Repeating Deadly Sins

car industry deadly sins

The auto industry has always been cyclical and anybody in the business for over a decade knows this.  In fact, 2016 ended the longest year-over-year growth in history.  Of course that streak started in 2008 when the financial crash happened.  What you do not want are cyclical mistakes and that seems to be the direction we are headed.

 Automakers Have Short Memories 

It was only 8 years ago that the CEOs of Chrysler, General Motors, and Ford took three private jets to Washington to beg for a government bailout.  Ultimately, Chrysler and General Motors filed for a “controlled bankruptcy” and Ford was able to avoid it through some very intelligent moves by then-CEO Alan Mulally.   

There is essentially nobody left who remembers what got them in trouble.

One problem in the auto industry is although everything crashed not all that long ago, all the executives who were in the position of making decisions are gone.  So are many of their underlings, so there is essentially nobody left who remembers what got them in trouble.

 What Lead To The Issues? 

There were a lot of mistakes made by automakers, not just the Detroit Three.  One of the big ones was trying to outrun a declining market, meaning the automakers just kept building vehicles, shoving them down the dealers’ throats, and pouring on huge incentives.  This caused a massive cash burn that was insurmountable.

Not only were the car companies out of money, so were the captive finance arms, like Chrysler Credit, GMAC, and Ford Motor Credit.  This caused all sorts of problems getting people financed, especially during the Cash for Clunkers program initiated by the government.

Another crippling factor for the auto industry was the overwhelming cost of health insurance, retirement plans, and for the Detroit Three, United Auto Worker wages.  In 2006, the total compensation of a UAW worker at Ford, GM, and Chrysler ranged from $70 per hour to $75 per hour.  At Honda and Toyota, it was $48.

 So Where Do Things Stand In 2017 

I am seeing some of the same mistakes this year that I saw back in the late 2000s.  Inventories at dealerships are ballooning, and here we go with massive incentives again.  Incentive spending just last month was $3550 per vehicle sold in the United States.  Remember, a good number of vehicles have no incentives, so some were double that amount.  Even Subaru, which doesn’t rely on incentives is spending 60% more to sell vehicles through the first six months of 2017.

I am seeing some of the same mistakes this year that I saw back in the late 2000s.

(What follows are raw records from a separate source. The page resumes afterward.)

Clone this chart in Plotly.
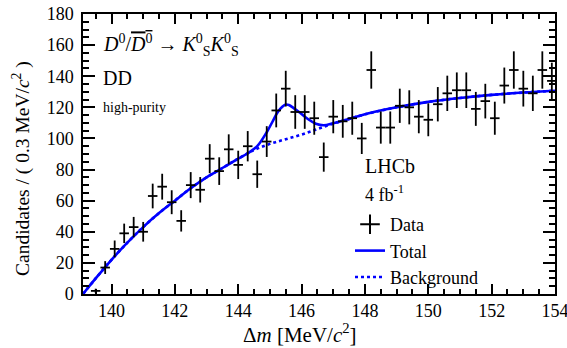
import numpy as np
import plotly.graph_objects as go

# ---- data ----
bin_centers = [139.5, 139.8, 140.1, 140.4, 140.7, 141.0, 141.3, 141.6, 141.9, 142.2,
               142.5, 142.8, 143.1, 143.4, 143.7, 144.0, 144.3, 144.6, 144.9, 145.2,
               145.5, 145.8, 146.1, 146.4, 146.7, 147.0, 147.3, 147.6, 147.9, 148.2,
               148.5, 148.8, 149.1, 149.4, 149.7, 150.0, 150.3, 150.6, 150.9, 151.2,
               151.5, 151.8, 152.1, 152.4, 152.7, 153.0, 153.3, 153.6, 153.9]
counts = [2, 17, 29, 39, 43, 40, 63, 69, 59, 47,
          70, 67, 87, 79, 93, 83, 95, 77, 98, 118,
          132, 117, 117, 113, 88, 114, 111, 113, 100, 144,
          107, 107, 121, 120, 114, 112, 122, 129, 131, 131,
          119, 124, 113, 134, 144, 132, 129, 144, 137]
bin_halfwidth = [0.15] * len(bin_centers)

bkg_x = [139.1, 139.5, 140.0, 140.5, 141.0, 141.5, 142.0, 142.5, 143.0, 143.5,
         144.0, 144.5, 145.0, 145.5, 146.0, 146.5, 147.0, 147.5, 148.0, 149.0,
         150.0, 151.0, 152.0, 153.0, 154.0]
bkg_y = [0, 10, 22, 33, 43, 52, 60, 68, 75, 81,
         87, 92.5, 96.5, 99.5, 102.5, 106, 109.5, 112.5, 115.5, 120,
         123.5, 126, 128, 129.5, 130.7]

tot_x = [139.1, 139.5, 140.0, 140.5, 141.0, 141.5, 142.0, 142.5, 143.0, 143.5,
         144.0, 144.3, 144.6, 144.9, 145.1, 145.25, 145.4, 145.5, 145.6, 145.75,
         145.95, 146.2, 146.45, 146.7, 147.0, 147.5, 148.0, 149.0, 150.0, 151.0,
         152.0, 153.0, 154.0]
tot_y = [0, 10, 22, 33, 43, 52, 60, 68, 75, 81,
         87, 90.5, 95, 104, 111.5, 117, 120.5, 121.8, 121.5, 119.5,
         116.5, 112.5, 109.5, 108.5, 109.8, 112.5, 115.5, 120, 123.5, 126,
         128, 129.5, 130.7]

errors = list(np.sqrt(np.array(counts, dtype=float)))

# ---- layout helpers ----
W, H = 567, 348
L, R, T, B = 83, 12, 14, 54
pw, ph = W - L - R, H - T - B

def px(x):
    return (x - L) / pw

def py(y):
    return (H - B - y) / ph

FONT = "Liberation Serif"
BLUE = "#0000ff"

fig = go.Figure()

fig.add_trace(go.Scatter(x=bkg_x, y=bkg_y, mode="lines", line=dict(color=BLUE, width=2.6, dash="dot", shape="spline"),
                         name="Background", showlegend=False))
fig.add_trace(go.Scatter(x=tot_x, y=tot_y, mode="lines", line=dict(color=BLUE, width=2.6, shape="spline"),
                         name="Total", showlegend=False))
fig.add_trace(go.Scatter(x=bin_centers, y=counts, mode="markers",
                         marker=dict(size=1, color="black"),
                         error_y=dict(type="data", array=errors, color="black", thickness=1.8, width=0),
                         error_x=dict(type="data", array=bin_halfwidth, color="black", thickness=1.8, width=0),
                         name="Data", showlegend=False))

# legend entries
fig.add_trace(go.Scatter(x=[None], y=[None], mode="markers", name="Data",
                         marker=dict(symbol="cross-thin", size=14, line=dict(color="black", width=2))))
fig.add_trace(go.Scatter(x=[None], y=[None], mode="lines", name="Total",
                         line=dict(color=BLUE, width=2.6)))
fig.add_trace(go.Scatter(x=[None], y=[None], mode="lines", name="Background",
                         line=dict(color=BLUE, width=2.6, dash="dot")))

axis_common = dict(showgrid=False, zeroline=False, showline=True, linecolor="black", linewidth=1.5,
                   mirror="ticks", ticks="inside", tickcolor="black", tickwidth=1.5, automargin=False,
                   ticklabeloverflow="allow",
                   tickfont=dict(family=FONT, size=18, color="black"))

fig.update_xaxes(range=[139.1, 154], tick0=140, dtick=2, ticklen=10,
                 minor=dict(dtick=0.5, ticks="inside", ticklen=5, tickcolor="black", tickwidth=1.5),
                 **axis_common)
fig.update_yaxes(range=[0, 180], tick0=0, dtick=20, ticklen=12, ticklabelstandoff=4,
                 minor=dict(dtick=5, ticks="inside", ticklen=6, tickcolor="black", tickwidth=1.5),
                 **axis_common)

ann = []
def text(x, y, s, size, xanchor="left", angle=0):
    ann.append(dict(x=px(x), y=py(y), xref="paper", yref="paper", text=s, showarrow=False,
                    xanchor=xanchor, yanchor="middle", textangle=angle,
                    font=dict(family=FONT, size=size, color="black")))

text(101, 45, "<i>D</i><sup>0</sup>/<span style=\"text-decoration:overline\"><i>D</i><sup>0</sup></span> → <i>K</i><sup>0</sup><sub>S</sub><i>K</i><sup>0</sup><sub>S</sub>", 20)
text(101, 78, "DD", 20)
text(101, 107, "high-purity", 14)
text(363, 166, "LHCb", 20)
text(363, 193, "4 fb<sup>-1</sup>", 18)
text(300, 333, "Δ<i>m</i> [MeV/<i>c</i><sup>2</sup>]", 21, xanchor="center")
text(21, 169, "Candidates / ( 0.3 MeV/<i>c</i><sup>2</sup> )", 19.5, xanchor="center", angle=-90)

fig.update_layout(
    width=W, height=H,
    margin=dict(l=L, r=R, t=T, b=B, autoexpand=False),
    paper_bgcolor="white", plot_bgcolor="white",
    font=dict(family=FONT, color="black"),
    annotations=ann,
    legend=dict(x=px(350), y=py(206), xanchor="left", yanchor="top",
                bgcolor="rgba(0,0,0,0)", font=dict(family=FONT, size=18, color="black"),
                tracegroupgap=0, itemwidth=30),
)

fig.write_html("out.html")
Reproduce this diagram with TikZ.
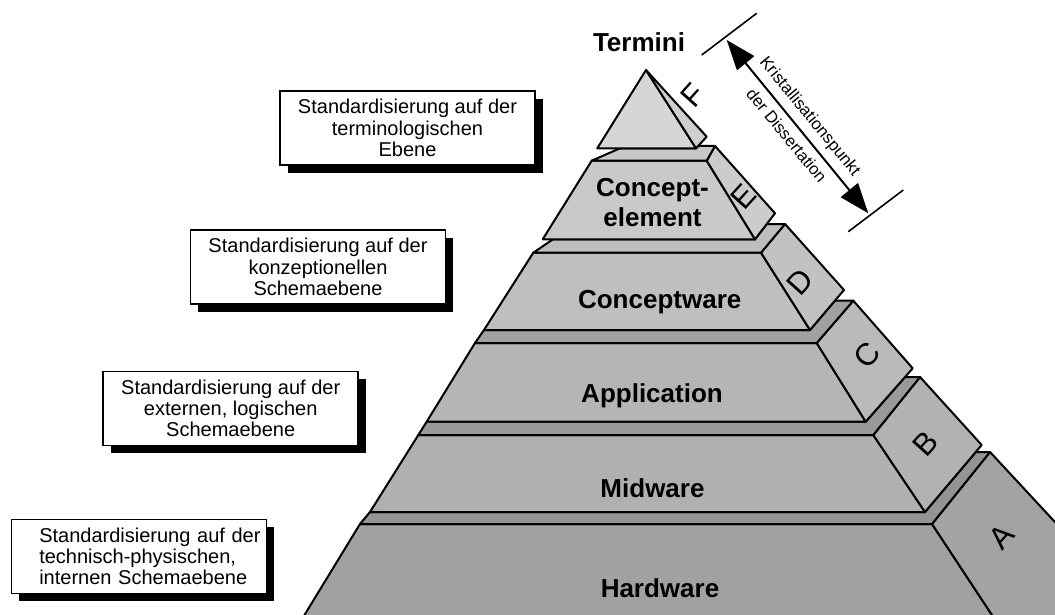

Last month, Hyundai and Kia both spent 25% more on incentives than they did in June 2016.  GM spent over $4300 per vehicle last month, Ford and Nissan both spent $4100, Fiat Chrysler spent almost $4400 per vehicle, even Mercedes spent $4450 per car.  Only BMW has cut back to $4150 per car versus $5400 per car last June.

 Longer Term Loans 

For me, the biggest looming disaster for the auto industry is long-term loans.  While the price of vehicles continues to rise, people are stretching out loans to keep the payments affordable.  The average price of a car in June 2017 was almost $33,000, and the average loan amount was over $31,000.

Most alarming, the average loan term was a whopping 69.3 months.  So, people buying cars today are signing contracts that are not paid off until April 2023.  They are also signing up for payments that are $517 per month, an all-time high average.  That is great unless something causes gas to shoot to $4 per gallon.

For me, the biggest looming disaster for the auto industry is long-term loans.

What do the longer-term loans mean for the auto industry?  It means it is going to take a lot longer for people to be in position to trade vehicles.  Some automakers are even offering cut-rate interest rates on 84-month loans, which to me is suicidal.  A few of the car companies, like Toyota, continue to put the bulk of incentive spending on short-term leases, which puts customers in a position to trade much sooner.

 In Conclusion 

2016 was the best year ever for the auto industry, but all streaks end sometime, and it looks like 2017 will be the year to break it. I think there will still be over 17 million vehicles sold, which is a solid year.  However, the incentive spending is making this year look better than it really is.

If I were running a car company today, I would study everything that happened in 2008 and 2009 to see what mistakes were made and make sure those are not repeated.